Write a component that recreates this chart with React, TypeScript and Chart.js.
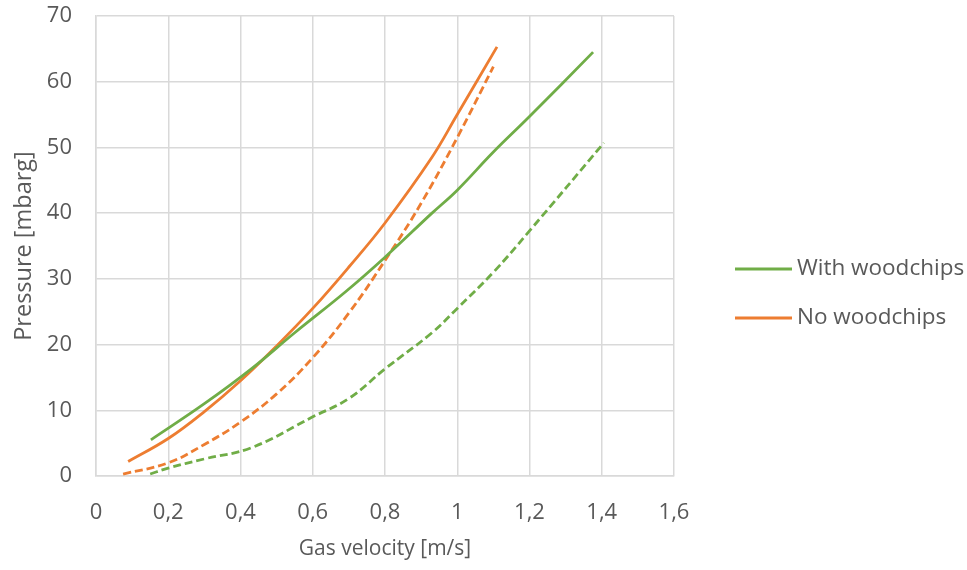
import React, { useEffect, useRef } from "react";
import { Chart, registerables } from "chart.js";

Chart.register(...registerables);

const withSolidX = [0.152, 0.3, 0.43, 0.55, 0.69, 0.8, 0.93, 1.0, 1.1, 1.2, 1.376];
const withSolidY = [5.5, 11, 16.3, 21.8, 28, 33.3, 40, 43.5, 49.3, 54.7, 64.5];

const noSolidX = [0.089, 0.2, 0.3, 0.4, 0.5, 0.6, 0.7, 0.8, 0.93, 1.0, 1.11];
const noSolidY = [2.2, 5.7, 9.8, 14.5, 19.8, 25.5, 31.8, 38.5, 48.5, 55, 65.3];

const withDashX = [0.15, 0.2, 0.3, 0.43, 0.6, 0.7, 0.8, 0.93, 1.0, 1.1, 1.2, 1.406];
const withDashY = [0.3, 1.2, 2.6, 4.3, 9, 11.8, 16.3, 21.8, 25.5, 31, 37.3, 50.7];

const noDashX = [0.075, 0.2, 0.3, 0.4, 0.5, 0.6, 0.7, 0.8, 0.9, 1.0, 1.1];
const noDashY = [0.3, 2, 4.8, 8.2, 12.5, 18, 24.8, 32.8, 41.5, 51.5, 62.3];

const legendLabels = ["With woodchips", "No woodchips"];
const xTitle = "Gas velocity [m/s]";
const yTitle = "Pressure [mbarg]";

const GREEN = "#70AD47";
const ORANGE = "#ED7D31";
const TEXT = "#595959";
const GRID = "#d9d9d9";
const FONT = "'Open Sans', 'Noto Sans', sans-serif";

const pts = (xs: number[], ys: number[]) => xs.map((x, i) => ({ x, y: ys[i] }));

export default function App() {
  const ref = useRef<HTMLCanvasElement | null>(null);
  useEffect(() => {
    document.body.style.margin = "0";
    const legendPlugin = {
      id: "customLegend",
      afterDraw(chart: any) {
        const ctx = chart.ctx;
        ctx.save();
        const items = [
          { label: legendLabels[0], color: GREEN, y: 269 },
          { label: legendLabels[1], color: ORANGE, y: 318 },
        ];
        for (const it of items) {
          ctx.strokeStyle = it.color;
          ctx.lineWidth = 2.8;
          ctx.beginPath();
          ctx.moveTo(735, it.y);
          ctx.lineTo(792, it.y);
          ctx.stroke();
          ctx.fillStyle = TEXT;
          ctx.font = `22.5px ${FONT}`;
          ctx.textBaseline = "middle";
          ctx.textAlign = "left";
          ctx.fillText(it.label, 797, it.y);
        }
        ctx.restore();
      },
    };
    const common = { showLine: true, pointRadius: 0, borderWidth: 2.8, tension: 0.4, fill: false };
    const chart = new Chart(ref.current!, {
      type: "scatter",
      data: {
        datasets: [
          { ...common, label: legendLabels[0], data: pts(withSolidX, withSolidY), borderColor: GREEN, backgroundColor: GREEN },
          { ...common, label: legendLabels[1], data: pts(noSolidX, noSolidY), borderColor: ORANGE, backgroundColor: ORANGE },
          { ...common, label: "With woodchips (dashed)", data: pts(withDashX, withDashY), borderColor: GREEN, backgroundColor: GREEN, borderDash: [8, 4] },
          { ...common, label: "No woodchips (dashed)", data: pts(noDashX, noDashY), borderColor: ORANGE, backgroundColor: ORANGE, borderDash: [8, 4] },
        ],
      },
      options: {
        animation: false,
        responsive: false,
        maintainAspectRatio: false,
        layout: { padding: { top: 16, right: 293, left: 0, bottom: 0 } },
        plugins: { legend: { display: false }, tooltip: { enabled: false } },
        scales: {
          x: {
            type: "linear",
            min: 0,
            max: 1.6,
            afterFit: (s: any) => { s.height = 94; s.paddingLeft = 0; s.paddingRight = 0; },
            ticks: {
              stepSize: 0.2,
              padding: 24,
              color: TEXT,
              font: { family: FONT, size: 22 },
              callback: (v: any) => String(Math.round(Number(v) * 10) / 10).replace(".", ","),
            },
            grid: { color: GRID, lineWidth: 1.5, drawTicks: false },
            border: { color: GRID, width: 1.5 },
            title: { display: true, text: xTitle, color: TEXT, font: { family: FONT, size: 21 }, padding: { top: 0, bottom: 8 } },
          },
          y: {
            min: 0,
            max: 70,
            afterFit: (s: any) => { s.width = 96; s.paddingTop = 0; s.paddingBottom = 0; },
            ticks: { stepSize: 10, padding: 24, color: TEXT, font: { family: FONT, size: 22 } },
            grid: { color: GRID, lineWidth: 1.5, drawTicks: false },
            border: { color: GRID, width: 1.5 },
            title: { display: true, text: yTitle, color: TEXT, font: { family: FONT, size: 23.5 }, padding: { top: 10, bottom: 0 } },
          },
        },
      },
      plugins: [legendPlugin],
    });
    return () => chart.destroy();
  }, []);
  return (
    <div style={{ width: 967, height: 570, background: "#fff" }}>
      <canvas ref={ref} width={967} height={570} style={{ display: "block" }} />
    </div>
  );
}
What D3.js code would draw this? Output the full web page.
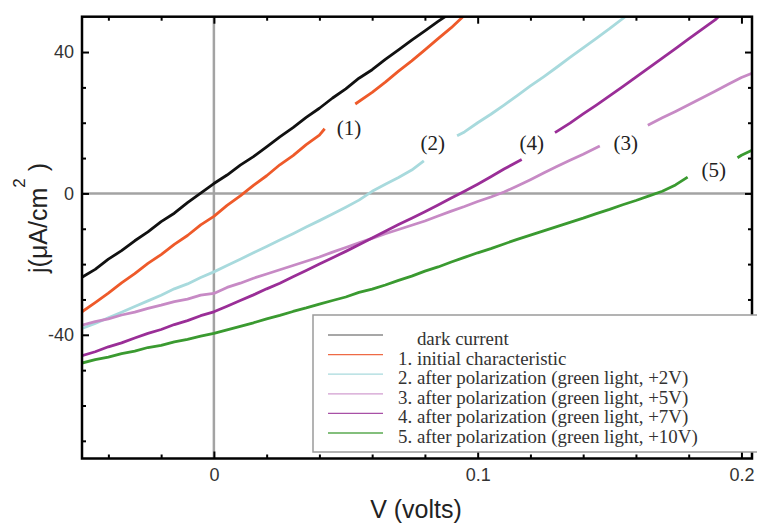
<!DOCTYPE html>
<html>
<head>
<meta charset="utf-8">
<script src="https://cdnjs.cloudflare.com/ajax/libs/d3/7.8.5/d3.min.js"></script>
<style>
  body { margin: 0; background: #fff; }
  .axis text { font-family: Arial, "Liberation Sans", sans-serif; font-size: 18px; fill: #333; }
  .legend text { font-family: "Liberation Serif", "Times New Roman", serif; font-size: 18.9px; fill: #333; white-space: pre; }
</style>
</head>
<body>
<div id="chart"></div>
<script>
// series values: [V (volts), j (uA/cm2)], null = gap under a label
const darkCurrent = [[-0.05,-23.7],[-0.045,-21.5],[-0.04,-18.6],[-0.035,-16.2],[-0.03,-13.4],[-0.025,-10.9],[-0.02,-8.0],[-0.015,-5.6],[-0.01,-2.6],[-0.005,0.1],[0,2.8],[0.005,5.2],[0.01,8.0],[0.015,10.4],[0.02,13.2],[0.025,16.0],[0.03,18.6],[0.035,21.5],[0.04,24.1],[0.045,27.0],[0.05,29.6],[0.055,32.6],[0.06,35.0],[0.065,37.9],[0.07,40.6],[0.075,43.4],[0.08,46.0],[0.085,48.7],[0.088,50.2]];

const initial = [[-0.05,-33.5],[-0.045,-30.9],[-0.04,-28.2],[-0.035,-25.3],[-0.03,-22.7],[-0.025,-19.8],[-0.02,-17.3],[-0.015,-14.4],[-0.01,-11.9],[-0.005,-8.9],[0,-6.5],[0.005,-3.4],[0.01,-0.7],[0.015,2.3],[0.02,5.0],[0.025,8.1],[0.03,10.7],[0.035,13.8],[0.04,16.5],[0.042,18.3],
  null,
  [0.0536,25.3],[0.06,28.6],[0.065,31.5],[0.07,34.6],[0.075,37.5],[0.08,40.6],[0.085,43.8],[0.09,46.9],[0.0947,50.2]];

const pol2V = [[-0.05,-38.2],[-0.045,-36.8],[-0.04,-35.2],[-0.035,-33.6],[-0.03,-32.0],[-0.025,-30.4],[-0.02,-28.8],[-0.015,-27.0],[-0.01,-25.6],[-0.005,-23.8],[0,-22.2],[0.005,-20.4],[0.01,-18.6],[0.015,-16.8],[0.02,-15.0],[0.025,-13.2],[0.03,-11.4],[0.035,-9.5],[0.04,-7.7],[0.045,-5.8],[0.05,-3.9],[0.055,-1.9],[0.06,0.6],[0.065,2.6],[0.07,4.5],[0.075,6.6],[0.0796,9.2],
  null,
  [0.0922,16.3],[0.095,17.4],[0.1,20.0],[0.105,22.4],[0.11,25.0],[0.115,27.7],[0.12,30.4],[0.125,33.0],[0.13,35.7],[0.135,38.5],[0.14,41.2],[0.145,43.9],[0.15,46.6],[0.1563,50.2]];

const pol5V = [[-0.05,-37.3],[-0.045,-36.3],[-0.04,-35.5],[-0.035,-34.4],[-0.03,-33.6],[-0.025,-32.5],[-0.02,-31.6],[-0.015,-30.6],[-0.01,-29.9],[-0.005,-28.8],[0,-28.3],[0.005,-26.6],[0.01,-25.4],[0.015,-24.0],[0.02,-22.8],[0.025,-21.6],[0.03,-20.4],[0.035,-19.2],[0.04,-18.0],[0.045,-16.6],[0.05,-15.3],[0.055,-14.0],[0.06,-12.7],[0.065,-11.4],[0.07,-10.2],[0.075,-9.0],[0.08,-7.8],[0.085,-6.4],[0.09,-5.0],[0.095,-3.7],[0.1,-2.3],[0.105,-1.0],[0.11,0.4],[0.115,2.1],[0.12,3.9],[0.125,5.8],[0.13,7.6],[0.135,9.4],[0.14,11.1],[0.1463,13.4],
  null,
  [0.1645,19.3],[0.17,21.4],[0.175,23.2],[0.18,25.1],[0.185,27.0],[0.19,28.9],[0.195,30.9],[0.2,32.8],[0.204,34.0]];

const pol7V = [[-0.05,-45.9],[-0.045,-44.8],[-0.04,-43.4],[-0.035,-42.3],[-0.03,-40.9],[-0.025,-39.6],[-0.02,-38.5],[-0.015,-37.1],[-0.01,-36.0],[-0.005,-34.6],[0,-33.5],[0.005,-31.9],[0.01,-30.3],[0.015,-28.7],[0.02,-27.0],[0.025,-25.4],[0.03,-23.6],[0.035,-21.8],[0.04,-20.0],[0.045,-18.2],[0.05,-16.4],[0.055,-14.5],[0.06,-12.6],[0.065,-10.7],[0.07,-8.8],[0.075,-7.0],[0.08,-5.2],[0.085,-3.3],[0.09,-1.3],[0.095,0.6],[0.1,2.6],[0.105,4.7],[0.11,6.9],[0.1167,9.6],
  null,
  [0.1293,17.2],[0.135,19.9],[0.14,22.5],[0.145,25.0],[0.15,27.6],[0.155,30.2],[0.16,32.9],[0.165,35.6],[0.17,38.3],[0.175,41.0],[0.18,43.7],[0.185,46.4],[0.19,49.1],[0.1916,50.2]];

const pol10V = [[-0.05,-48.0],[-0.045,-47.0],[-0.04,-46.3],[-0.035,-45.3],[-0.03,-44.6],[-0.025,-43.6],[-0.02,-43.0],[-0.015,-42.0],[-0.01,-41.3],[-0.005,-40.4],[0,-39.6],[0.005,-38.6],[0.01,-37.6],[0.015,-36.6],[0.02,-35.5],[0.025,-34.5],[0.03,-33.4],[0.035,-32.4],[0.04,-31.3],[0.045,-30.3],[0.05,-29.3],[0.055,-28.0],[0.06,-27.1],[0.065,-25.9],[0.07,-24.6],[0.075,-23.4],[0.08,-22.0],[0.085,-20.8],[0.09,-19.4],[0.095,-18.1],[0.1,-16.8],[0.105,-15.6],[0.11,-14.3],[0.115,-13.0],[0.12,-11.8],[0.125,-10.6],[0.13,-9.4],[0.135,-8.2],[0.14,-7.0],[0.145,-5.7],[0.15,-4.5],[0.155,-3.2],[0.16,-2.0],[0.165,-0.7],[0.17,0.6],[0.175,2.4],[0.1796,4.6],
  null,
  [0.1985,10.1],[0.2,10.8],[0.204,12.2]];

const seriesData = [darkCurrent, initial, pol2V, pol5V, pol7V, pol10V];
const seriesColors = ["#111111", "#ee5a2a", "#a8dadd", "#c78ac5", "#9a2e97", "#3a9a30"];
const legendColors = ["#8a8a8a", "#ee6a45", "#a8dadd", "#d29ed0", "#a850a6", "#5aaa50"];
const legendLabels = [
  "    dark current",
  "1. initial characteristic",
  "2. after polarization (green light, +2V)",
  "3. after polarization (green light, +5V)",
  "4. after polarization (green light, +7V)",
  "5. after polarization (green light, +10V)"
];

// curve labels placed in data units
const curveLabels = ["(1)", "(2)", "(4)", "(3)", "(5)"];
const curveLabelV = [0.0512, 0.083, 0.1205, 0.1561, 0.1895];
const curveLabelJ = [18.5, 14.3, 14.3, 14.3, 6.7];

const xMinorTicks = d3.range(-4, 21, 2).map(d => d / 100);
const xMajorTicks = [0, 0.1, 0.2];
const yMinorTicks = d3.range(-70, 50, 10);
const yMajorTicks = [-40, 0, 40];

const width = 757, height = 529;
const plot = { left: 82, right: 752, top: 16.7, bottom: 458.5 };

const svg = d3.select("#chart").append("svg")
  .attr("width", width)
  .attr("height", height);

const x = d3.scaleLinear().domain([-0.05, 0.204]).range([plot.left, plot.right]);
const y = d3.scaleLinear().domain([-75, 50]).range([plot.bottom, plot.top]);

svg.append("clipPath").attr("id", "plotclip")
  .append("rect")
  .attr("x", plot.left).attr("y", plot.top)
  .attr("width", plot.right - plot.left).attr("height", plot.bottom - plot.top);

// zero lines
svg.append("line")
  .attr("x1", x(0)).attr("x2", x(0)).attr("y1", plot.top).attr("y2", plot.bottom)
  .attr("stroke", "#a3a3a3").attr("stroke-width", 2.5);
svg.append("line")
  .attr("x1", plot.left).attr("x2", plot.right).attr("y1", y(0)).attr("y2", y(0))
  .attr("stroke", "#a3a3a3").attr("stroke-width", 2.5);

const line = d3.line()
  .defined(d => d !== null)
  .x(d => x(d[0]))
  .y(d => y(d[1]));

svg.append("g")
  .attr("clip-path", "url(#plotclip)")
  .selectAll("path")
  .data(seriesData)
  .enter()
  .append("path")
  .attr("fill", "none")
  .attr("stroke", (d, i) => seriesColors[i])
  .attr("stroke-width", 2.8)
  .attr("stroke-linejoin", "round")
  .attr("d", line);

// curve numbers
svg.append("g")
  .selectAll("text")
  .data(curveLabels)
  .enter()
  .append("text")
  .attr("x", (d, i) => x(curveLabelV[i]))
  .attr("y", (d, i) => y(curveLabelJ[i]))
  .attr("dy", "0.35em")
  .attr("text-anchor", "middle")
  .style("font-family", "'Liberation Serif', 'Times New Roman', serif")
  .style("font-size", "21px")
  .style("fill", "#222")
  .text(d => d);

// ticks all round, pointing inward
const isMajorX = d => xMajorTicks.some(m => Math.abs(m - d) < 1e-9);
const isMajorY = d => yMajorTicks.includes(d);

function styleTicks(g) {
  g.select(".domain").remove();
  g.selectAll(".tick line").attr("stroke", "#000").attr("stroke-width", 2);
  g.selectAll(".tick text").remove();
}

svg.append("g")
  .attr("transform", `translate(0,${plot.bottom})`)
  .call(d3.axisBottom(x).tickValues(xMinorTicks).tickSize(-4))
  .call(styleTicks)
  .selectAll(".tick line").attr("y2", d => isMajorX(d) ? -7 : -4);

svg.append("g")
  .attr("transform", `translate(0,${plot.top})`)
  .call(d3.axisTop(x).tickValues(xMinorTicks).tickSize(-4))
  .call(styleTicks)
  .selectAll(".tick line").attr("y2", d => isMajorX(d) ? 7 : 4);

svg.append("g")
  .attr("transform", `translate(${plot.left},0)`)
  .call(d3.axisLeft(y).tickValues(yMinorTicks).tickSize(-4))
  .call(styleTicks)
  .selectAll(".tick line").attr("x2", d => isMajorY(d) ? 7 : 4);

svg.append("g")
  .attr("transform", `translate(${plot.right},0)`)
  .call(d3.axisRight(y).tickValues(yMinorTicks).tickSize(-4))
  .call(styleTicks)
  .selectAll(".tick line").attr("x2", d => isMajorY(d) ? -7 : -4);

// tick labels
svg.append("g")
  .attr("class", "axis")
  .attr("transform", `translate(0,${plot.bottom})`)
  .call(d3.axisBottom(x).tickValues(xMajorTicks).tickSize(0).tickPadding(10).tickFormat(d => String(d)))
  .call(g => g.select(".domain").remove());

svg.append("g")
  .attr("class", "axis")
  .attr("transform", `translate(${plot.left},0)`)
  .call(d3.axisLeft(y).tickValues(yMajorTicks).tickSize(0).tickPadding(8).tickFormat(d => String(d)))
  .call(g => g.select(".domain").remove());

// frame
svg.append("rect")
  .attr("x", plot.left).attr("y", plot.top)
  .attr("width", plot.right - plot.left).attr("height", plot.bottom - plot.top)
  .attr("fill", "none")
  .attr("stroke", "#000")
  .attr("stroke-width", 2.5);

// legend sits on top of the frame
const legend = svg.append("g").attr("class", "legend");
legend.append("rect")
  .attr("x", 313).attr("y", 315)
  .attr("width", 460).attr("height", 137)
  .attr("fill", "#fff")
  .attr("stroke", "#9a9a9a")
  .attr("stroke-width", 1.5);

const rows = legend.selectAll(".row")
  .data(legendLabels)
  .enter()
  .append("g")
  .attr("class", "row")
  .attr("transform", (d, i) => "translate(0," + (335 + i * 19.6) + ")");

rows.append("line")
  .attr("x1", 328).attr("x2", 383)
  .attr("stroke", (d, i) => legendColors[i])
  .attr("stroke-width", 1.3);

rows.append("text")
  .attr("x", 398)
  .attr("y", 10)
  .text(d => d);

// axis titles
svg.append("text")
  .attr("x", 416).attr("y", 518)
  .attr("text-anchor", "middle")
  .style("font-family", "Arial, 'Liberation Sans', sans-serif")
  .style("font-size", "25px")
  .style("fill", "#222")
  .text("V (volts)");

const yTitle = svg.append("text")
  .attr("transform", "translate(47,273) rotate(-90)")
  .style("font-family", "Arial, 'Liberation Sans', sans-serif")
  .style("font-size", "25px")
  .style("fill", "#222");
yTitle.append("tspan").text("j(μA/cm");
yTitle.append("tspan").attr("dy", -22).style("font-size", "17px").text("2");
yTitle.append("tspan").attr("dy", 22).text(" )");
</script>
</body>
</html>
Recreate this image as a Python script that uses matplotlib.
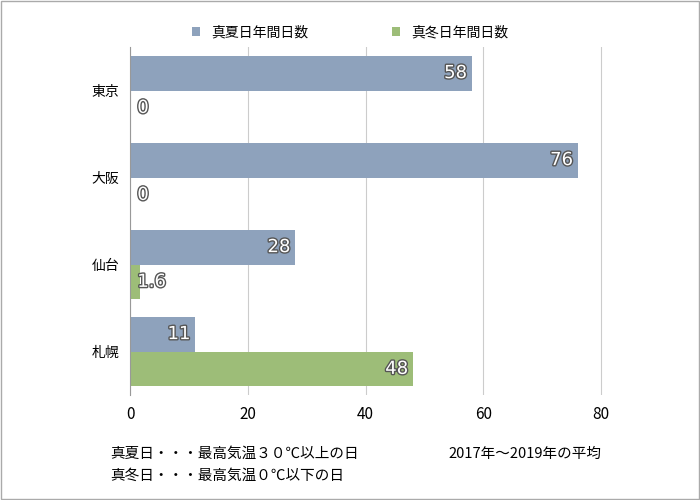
^^^^^^^^
▸ **STATED GOAL**: Leave the pictures out and reproduce exactly the lines from the top of the listing above through the line with "49.3, 54.7, 64.5];".

▸ **FINAL ANSWER**:
Write a component that recreates this chart with React, TypeScript and Chart.js.
import React, { useEffect, useRef } from "react";
import { Chart, registerables } from "chart.js";

Chart.register(...registerables);

const withSolidX = [0.152, 0.3, 0.43, 0.55, 0.69, 0.8, 0.93, 1.0, 1.1, 1.2, 1.376];
const withSolidY = [5.5, 11, 16.3, 21.8, 28, 33.3, 40, 43.5, 49.3, 54.7, 64.5];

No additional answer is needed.